Strong working relationships are crucial in the design and architecture world, as trust and understanding serve as the fundamental building block of any project. The new Clyde & Co workplace in Sydney is certainly one project that has successfully evolved out of the long-standing and fruitful relationship between the client, DesignInc interior designer David Taylor and construction group SHAPE.

“This is the sixth Clyde & Co office we have worked on since 2012 and we’ve slowly developed the brief based on lessons learnt,” David says.


Clyde & Co is a global law firm with headquarters in London and offices around the world. The firm established its first Australian office in Sydney in 2012, followed by Brisbane, Perth and Melbourne. David has worked on the design of all Clyde & Co’s Australian offices, including two others in Sydney as the size of its operations have increased. It’s newest workplace, spread across five floors of 333 George Street, accommodates up to 270 people with room for growth, and is designed to draw attention to the furnishings, artworks and view, rather than the fabric of the building.


The workplace is configured with offices and workstations on levels 9, 10, 11 and 12; training rooms, a video conferencing room and a staff café on level 12; and reception, client waiting area and meeting rooms on level 15. At 400 square metres, level 15 has a smaller floorplate than its lower counterparts, however a wraparound terrace offers outdoor space and views across to the GPO building, and operable walls allow for flexible space to accommodate client functions and training events.


The client took a traditional law-firm approach to the workplace layout with offices configured around the perimeter of the floorplate and work stations for secretarial and support staff set within. Despite this arrangement there is no lack of light or sense of spaciousness. “We needed to make sure the office walls were as transparent as possible so as not to obstruct the external view and natural light source, so we used a lot of glass,” David explains. “The result is an open and welcoming space with good access to light.”


The level 15 reception flooring, which looks like polished concrete, is an applied finish laid 15 millimetres thick and grinded back to 10 millimetres. This is combined with an inlaid rug that consists of two types of pile to cater for two different functions: coral cut pile in the waiting area where it needs to be more hardwearing, and loop pile around the reception desk where it should feel more like carpet. In the staff café, the black and white rug with geometric patterning is designed to give the space “more funkiness,” David says.


There is an elliptical baffle ceiling in the reception area, and black Zintra acoustic panels and perforated panels to add dimension to the ceiling of the staff café. All lighting is concealed behind the ceiling panels to keep work and training areas as uncluttered as possible.


David’s approach to the furniture reflects the Clyde & Co brand: modern, relaxed and unpretentious.
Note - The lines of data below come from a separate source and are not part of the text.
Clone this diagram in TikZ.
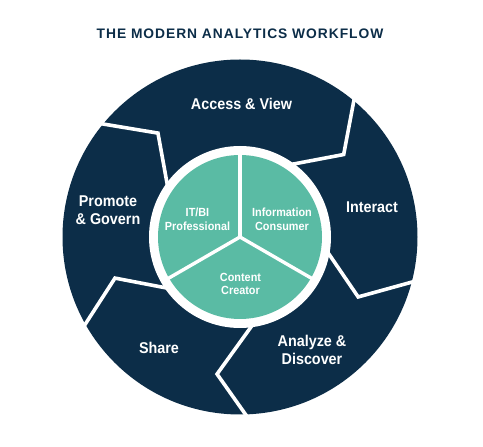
\documentclass[tikz,border=0pt]{standalone}
\usepackage{fontspec}
\setmainfont{Liberation Sans}
\newfontfamily\lblfont[FakeStretch=0.92]{Liberation Sans}
\newfontfamily\ttlfont[LetterSpace=7]{Liberation Sans}
\usetikzlibrary{calc}
\definecolor{navyc}{RGB}{12,45,72}
\definecolor{tealc}{RGB}{90,187,164}
\begin{document}
\begin{tikzpicture}[x=1pt,y=1pt,
  sep/.style={white, line width=3.6pt, line join=miter},
  divider/.style={white, line width=3.4pt},
  outer label/.style={text=white, font=\lblfont\bfseries\fontsize{15.6}{18.3}\selectfont, align=center, inner sep=0pt},
  inner label/.style={text=white, font=\lblfont\bfseries\fontsize{11.8}{13.7}\selectfont, align=center, inner sep=0pt},
  title label/.style={text=navyc, font=\ttlfont\bfseries\fontsize{13.8}{16}\selectfont, inner sep=0pt}]
\useasboundingbox (0,0) rectangle (483,447);
\coordinate (C) at (240,210);
\fill[navyc] (C) circle (177.5);
\foreach \a/\b/\rb/\c in {57.3/38.5/132.5/51.4, -7/-26.9/132.5/-13.4, -79.4/-99.5/139/-86.7, -142.1/-161.8/131.6/-149.4, 147.3/128.3/132.4/141.8}
  \draw[sep] ($(C)+(\a:85)$) -- ($(C)+(\b:\rb)$) -- ($(C)+(\c:185)$);
\fill[white] (C) circle (91);
\fill[tealc] (C) circle (82);
\foreach \a in {90,210,330}
  \draw[divider] (C) -- ($(C)+(\a:84)$);
\node[title label] (title) at (240,413.5) {THE MODERN ANALYTICS WORKFLOW};
\node[outer label, anchor=base] (access) at (241.5,337) {Access \& View};
\node[outer label, anchor=base] (interact) at (372,234.3) {Interact};
\node[outer label] (promote) at (108,237) {Promote\\\& Govern};
\node[outer label, anchor=base] (share) at (159,93) {Share};
\node[outer label] (analyze) at (312,97) {Analyze \&\\Discover};
\node[inner label] (itbi) at (197.5,227.7) {IT/BI\\Professional};
\node[inner label] (info) at (282,227.7) {Information\\Consumer};
\node[inner label] (content) at (240.5,163.2) {Content\\Creator};
\end{tikzpicture}
\end{document}
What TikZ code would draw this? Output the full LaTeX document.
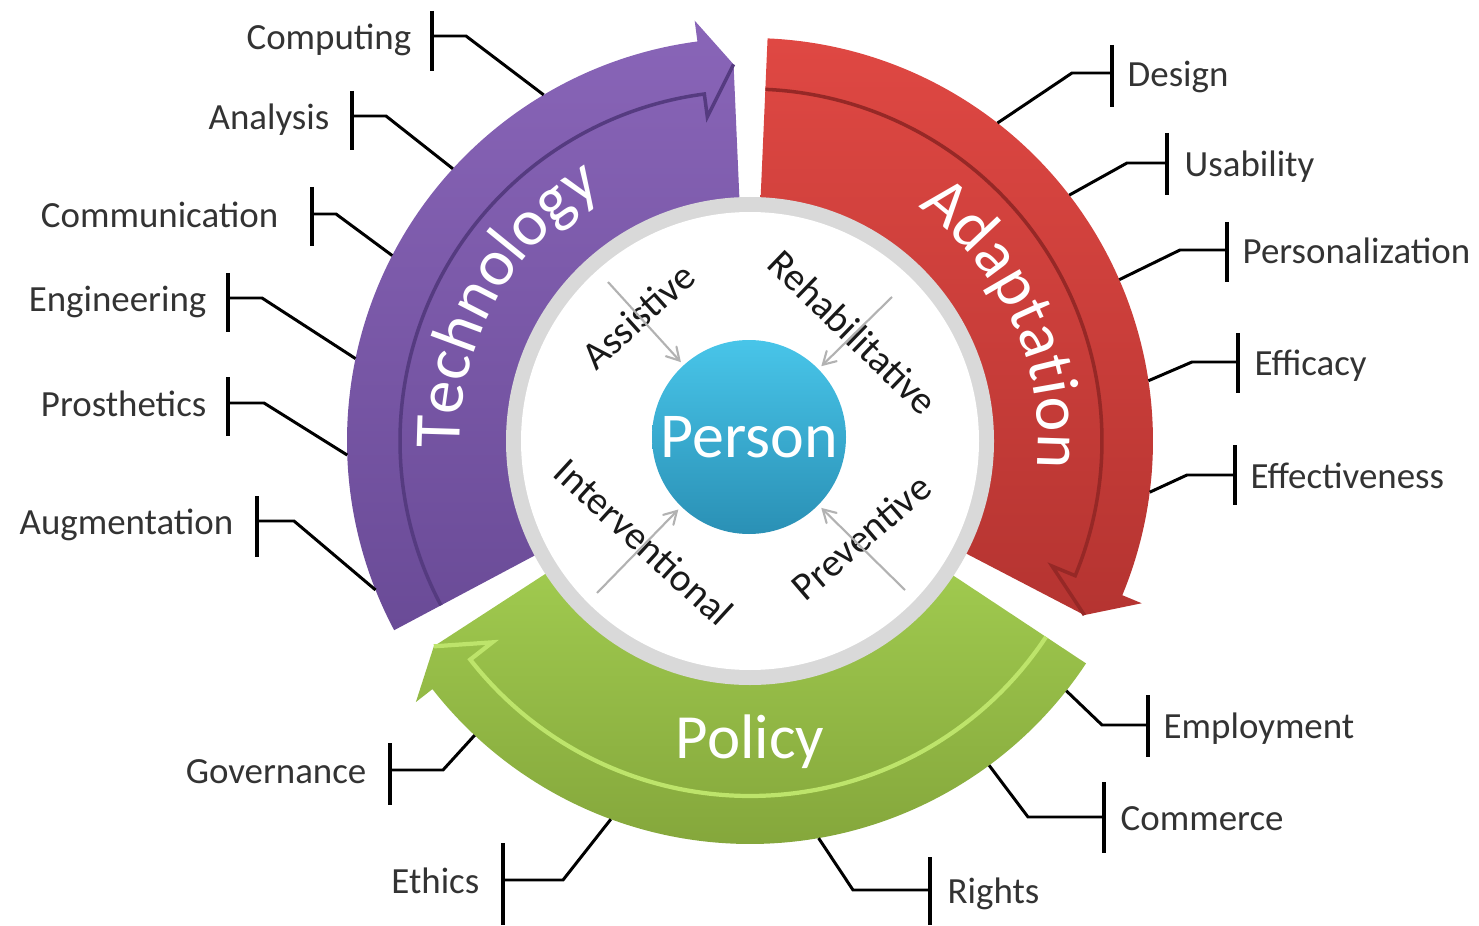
\documentclass[tikz,border=0pt]{standalone}
\usepackage{fontspec}
\setmainfont{Carlito}
\usetikzlibrary{arrows,positioning,decorations.text}

\definecolor{techtop}{HTML}{8965B8}
\definecolor{techbot}{HTML}{6A4B97}
\definecolor{techline}{HTML}{553B80}
\definecolor{adapttop}{HTML}{DF4843}
\definecolor{adaptbot}{HTML}{B53431}
\definecolor{adaptline}{HTML}{962826}
\definecolor{policytop}{HTML}{A0CA4F}
\definecolor{policybot}{HTML}{84A63B}
\definecolor{policyline}{HTML}{BDE46B}
\definecolor{ringgray}{HTML}{D9D9D9}
\definecolor{personhi}{HTML}{48C5E9}
\definecolor{personlo}{HTML}{2A90B5}
\definecolor{labelgray}{HTML}{333333}

\begin{document}
\begin{tikzpicture}[x=0.1mm,y=0.1mm,>=angle 60,
    item node/.style={font=\fontsize{10.5}{12}\selectfont,text=labelgray,inner sep=0pt,
                      text height=0.76em,text depth=0pt},
    inner node/.style={font=\fontsize{11.2}{13}\selectfont,text=black!90,inner sep=0pt},
    person node/.style={circle,minimum size=19.4mm,inner sep=0pt,
                        top color=personhi,bottom color=personlo,text=white,
                        font=\fontsize{18.2}{20}\selectfont},
    band text/.style={font=\fontsize{17.9}{20}\selectfont,text=white,inner sep=0pt},
    feed/.style={->,draw=black!30,line width=0.6pt,shorten >=1pt},
    tee/.style={line width=0.85pt},
    tee bar/.style={line width=1.1pt}]

  \useasboundingbox (0,0) rectangle (1479,925);
  \coordinate (C) at (750,484);

  % the three bands
  \begin{scope}[shift={(C)}]
    \shade[top color=techtop,bottom color=techbot]
      (208:403) arc[start angle=208,end angle=97.5,radius=403] -- (97.5:424) -- (92.5:377)
      -- (92.5:235) arc[start angle=92.5,end angle=208,radius=235] -- cycle;
    \draw[techline,line width=1pt]
      (208:350) arc[start angle=208,end angle=97.5,radius=350] -- (97.5:327) -- (92.5:377);

    \shade[top color=adapttop,bottom color=adaptbot]
      (87.5:403) arc[start angle=87.5,end angle=-22.5,radius=403] -- (-22.5:424) -- (-27.5:377)
      -- (-27.5:235) arc[start angle=-27.5,end angle=87.5,radius=235] -- cycle;
    \draw[adaptline,line width=1pt]
      (87.5:352) arc[start angle=87.5,end angle=-22.5,radius=352] -- (-22.5:327) -- (-27.5:377);

    \shade[top color=policytop,bottom color=policybot]
      (-33.5:403) arc[start angle=-33.5,end angle=-142,radius=403] -- (-142:424) -- (-147:377)
      -- (-147:235) arc[start angle=-147,end angle=-33.5,radius=235] -- cycle;
    \draw[policyline,line width=1.2pt]
      (-33.5:355) arc[start angle=-33.5,end angle=-142,radius=355] -- (-142:327) -- (-147:377);
  \end{scope}

  % inner ring
  \fill[ringgray] (C) circle[radius=244];
  \fill[white] (C) circle[radius=229];

  \node[person node] (person) at (749,488) {Person};

  \node[inner node,rotate=42]    (assistive) at (638,609) {Assistive};
  \node[inner node,rotate=-44]   (rehab)     at (853,593) {Rehabilitative};
  \node[inner node,rotate=-42.5] (interv)    at (644,383) {Interventional};
  \node[inner node,rotate=40.6]  (prevent)   at (861,388) {Preventive};

  \coordinate (assistive-in) at (608,643);
  \coordinate (rehab-in)     at (892,628);
  \coordinate (interv-in)    at (597,332);
  \coordinate (prevent-in)   at (905,335);
  \foreach \src in {assistive,rehab,interv,prevent}
    \draw[feed] (\src-in) -- (person);

  % band titles
  \path[decorate,decoration={text along path,text align=center,text color=white,
        text={|\fontsize{18.8}{22}\selectfont|Technology}}]
    ([shift={(201:290)}]C) arc[start angle=201,end angle=101,radius=290];
  \path[decorate,decoration={text along path,text align=center,text color=white,
        text={|\fontsize{18.8}{22}\selectfont|Adaptation}}]
    ([shift={(74.5:288)}]C) arc[start angle=74.5,end angle=-25.5,radius=288];
  \node[band text] (policy) at (750,183) {Policy};

  % callouts, left side
  \foreach \name/\bx/\by/\ex/\ang/\bt/\bb/\gap in {
      Computing/432/889/466/120.8/914/854/2mm,
      Analysis/352/809/386/137.5/834/775/2.2mm,
      Communication/312/711/336/152.6/738/679/3.3mm,
      Engineering/228/627/262/168.2/652/593/2.1mm,
      Prosthetics/228/522/264/182/548/489/2.1mm,
      Augmentation/257/404/294/201.7/429/368/2.3mm,
      Governance/390/155/443/226.9/182/120/2.3mm,
      Ethics/503/45/563/249.8/82/0/2.3mm}{
    \coordinate (\name-bar) at (\bx,\by);
    \coordinate (\name-arc) at ([shift={(\ang:403)}]C);
    \draw[tee] (\name-arc) -- (\ex,\by) -- (\name-bar);
    \draw[tee bar] (\bx,\bt) -- (\bx,\bb);
    \node[item node,left=\gap of \name-bar] (\name) {\name};
  }

  % callouts, right side
  \foreach \name/\bx/\by/\ex/\ang/\bt/\bb/\gap in {
      Design/1112/852/1072/52.1/880/818/1.5mm,
      Usability/1167/762/1127/37.6/792/730/1.7mm,
      Personalization/1227/675/1180/23.6/703/643/1.5mm,
      Efficacy/1238/563/1192/8.6/592/532/1.6mm,
      Effectiveness/1235/450/1187/-7.3/480/420/1.5mm,
      Employment/1148/200/1102/-38.3/230/168/1.5mm,
      Commerce/1104/108/1028/-53.6/143/72/1.6mm,
      Rights/930/35/853/-80.2/68/0/1.7mm}{
    \coordinate (\name-bar) at (\bx,\by);
    \coordinate (\name-arc) at ([shift={(\ang:403)}]C);
    \draw[tee] (\name-arc) -- (\ex,\by) -- (\name-bar);
    \draw[tee bar] (\bx,\bt) -- (\bx,\bb);
    \node[item node,right=\gap of \name-bar] (\name) {\name};
  }
\end{tikzpicture}
\end{document}
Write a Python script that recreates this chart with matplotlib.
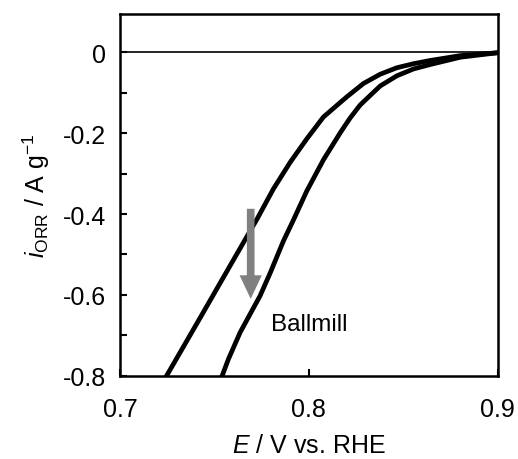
import matplotlib
matplotlib.use("Agg")
import matplotlib.pyplot as plt
from matplotlib.ticker import FixedLocator

plt.rcParams['font.family'] = ['Liberation Sans', 'DejaVu Sans']
plt.rcParams['mathtext.fontset'] = 'custom'
plt.rcParams['mathtext.rm'] = 'Liberation Sans'
plt.rcParams['mathtext.it'] = 'Liberation Sans:italic'

# Curve 1 (outer / left)
E1 = [0.7247, 0.7424, 0.7600, 0.7726, 0.7812, 0.7901, 0.7989, 0.8077, 0.8166,
      0.8201, 0.8289, 0.8378, 0.8466, 0.8554, 0.8643, 0.8802, 0.8997]
i1 = [-0.800, -0.657, -0.514, -0.412, -0.338, -0.272, -0.214, -0.160, -0.124,
      -0.110, -0.077, -0.054, -0.038, -0.028, -0.020, -0.008, -0.001]
# Curve 2 (inner / right)
E2 = [0.7541, 0.7574, 0.7636, 0.7742, 0.7795, 0.7865, 0.7918, 0.7989, 0.8077,
      0.8166, 0.8219, 0.8272, 0.8378, 0.8466, 0.8554, 0.8643, 0.8802, 0.8997]
i2 = [-0.800, -0.759, -0.693, -0.602, -0.546, -0.467, -0.415, -0.343, -0.266,
      -0.199, -0.162, -0.130, -0.083, -0.058, -0.041, -0.030, -0.012, -0.001]

x_ticks = [0.7, 0.8, 0.9]
x_ticklabels = ['0.7', '0.8', '0.9']
y_ticks = [0, -0.2, -0.4, -0.6, -0.8]
y_ticklabels = ['0', '-0.2', '-0.4', '-0.6', '-0.8']

fig = plt.figure(figsize=(5.18, 4.6), dpi=100)
ax = fig.add_axes([0.2317, 0.1811, 0.7291, 0.7863])

ax.axhline(0, color='black', lw=1.2, zorder=1)
ax.plot(E1, i1, color='black', lw=3.4, solid_joinstyle='round', zorder=3)
ax.plot(E2, i2, color='black', lw=3.4, solid_joinstyle='round', zorder=3)

ax.annotate('', xy=(0.7692, -0.610), xytext=(0.7692, -0.387),
            arrowprops=dict(arrowstyle='simple,head_length=17,head_width=16,tail_width=5.5',
                            mutation_scale=1, color='#808080', shrinkA=0, shrinkB=0, lw=0),
            zorder=4)
ax.text(0.7800, -0.672, 'Ballmill', fontsize=17.5, ha='left', va='center')

ax.set_xlim(0.7, 0.9)
ax.set_ylim(-0.8, 0.095)
ax.set_xticks(x_ticks)
ax.set_xticklabels(x_ticklabels)
ax.set_yticks(y_ticks)
ax.set_yticklabels(y_ticklabels)
ax.yaxis.set_minor_locator(FixedLocator([-0.1, -0.3, -0.5, -0.7]))

ax.tick_params(axis='both', which='both', direction='in', length=5, width=1.5,
               labelsize=18, top=False, right=False)
ax.tick_params(axis='y', pad=10)
ax.tick_params(axis='x', pad=15)

for s in ax.spines.values():
    s.set_linewidth(1.8)

ax.set_xlabel(r'$\mathit{E}$ / V vs. RHE', fontsize=18, labelpad=9)
ax.set_ylabel(r'$\mathit{i}_{\mathrm{ORR}}$ / A g$^{-1}$', fontsize=18, labelpad=8)

fig.savefig('out.png', dpi=100)
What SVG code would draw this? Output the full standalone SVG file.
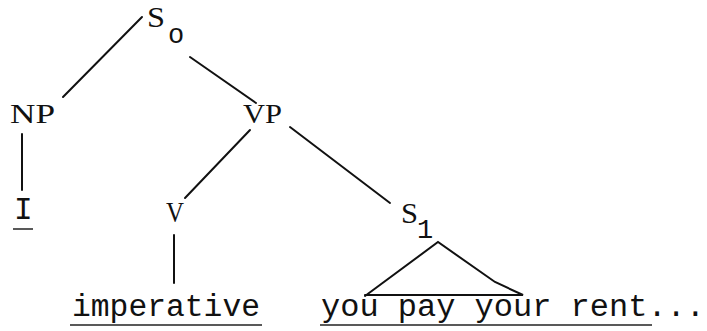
<svg xmlns="http://www.w3.org/2000/svg" width="707" height="331" viewBox="0 0 707 331">
<style>
.lbl{font-family:"Liberation Serif","Times New Roman",serif;font-size:27px;fill:#111}
.big{font-size:29px}
.tw{font-family:"Liberation Mono","Courier New",monospace;font-size:31px;fill:#111}
.sub{font-family:"Liberation Mono","Courier New",monospace;font-size:27px;fill:#111}
.e{stroke:#111;stroke-width:2;fill:none;stroke-linecap:round}
.u{stroke:#222;stroke-width:1.5}
</style>
<rect width="707" height="331" fill="#fff"/>
<g id="connectors">
<line class="e" x1="142" y1="17" x2="63" y2="97"/>
<line class="e" x1="190" y1="57" x2="256" y2="103"/>
<line class="e" x1="22" y1="134" x2="22" y2="190"/>
<line class="e" x1="250" y1="130" x2="185" y2="198"/>
<line class="e" x1="290" y1="127" x2="390" y2="203"/>
<line class="e" x1="174" y1="235" x2="174" y2="283"/>
<polyline class="e" points="365,296 438,242 495,282 523,295 365,295"/>
</g>
<g id="S0"><text class="lbl big" x="147" y="27" textLength="18" lengthAdjust="spacingAndGlyphs">S</text><text class="sub" x="168" y="43">o</text></g>
<g id="NP"><text class="lbl" x="10" y="123" textLength="45" lengthAdjust="spacingAndGlyphs">NP</text></g>
<g id="VP"><text class="lbl" x="243" y="123" textLength="39" lengthAdjust="spacingAndGlyphs">VP</text></g>
<g id="I"><text class="tw" x="14" y="219">I</text><line class="u" x1="13" y1="229" x2="33" y2="229"/></g>
<g id="V"><text class="lbl big" x="166" y="222" textLength="18" lengthAdjust="spacingAndGlyphs">V</text></g>
<g id="S1"><text class="lbl big" x="401" y="223" textLength="17" lengthAdjust="spacingAndGlyphs">S</text><text class="sub" x="417" y="238">1</text></g>
<g id="imperative"><text class="tw" x="72" y="316" textLength="188" lengthAdjust="spacingAndGlyphs">imperative</text><line class="u" x1="70" y1="325" x2="262" y2="325"/></g>
<g id="sentence"><text class="tw" x="321" y="316" textLength="384" lengthAdjust="spacingAndGlyphs">you pay your rent...</text><line class="u" x1="320" y1="325" x2="652" y2="325"/></g>
</svg>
Forms and materials hark back to the clean, organic lines of the mid-century classics giving warmth, comfort and tactility to the space. You’ll find Walter Knoll’s Andoo armchairs in the reception waiting area; Ritzwell’s walnut-framed chairs in the lounge-like meeting room; and the Neos cantilever chair and Wilkhahn F6 cantilever chair in meeting and training rooms. In the café, Walter Knoll’s 369 bucket-seat chair is paired with COR’s Shrimp Armchair in vibrant orange.


Artworks also played an important role in the design, as the former managing partner was also an artist and the firm is a strong supporter of the arts. “We had to create a backdrop for the artwork,” David says, “so there’s not a big emphasis on over detailing in order for it to act more like a gallery space.” Clyde & Co sources the artworks from local art schools, regularly changing them and hosting evenings to sell them.

The success of Clyde & Co’s newest Australian office comes from the strong collaborative relationship between the client, design team and builders. “We’re creating environments that keep getting more and more in tune with who Clyde & Co is and how they work,” David says. “And we’re doing something that they feel comfortable working in, which is the most important part of designing a workplace.”


To celebrate the completion of the build and fit out, David barbequed a three-course dinner on Clyde & Co’s balcony for the design team, client, project managers and builders, serving up cured duck, smoked salmon, cured beef, marinated chicken, vegetarian kebabs and salad. You’ve got to be in it to win it!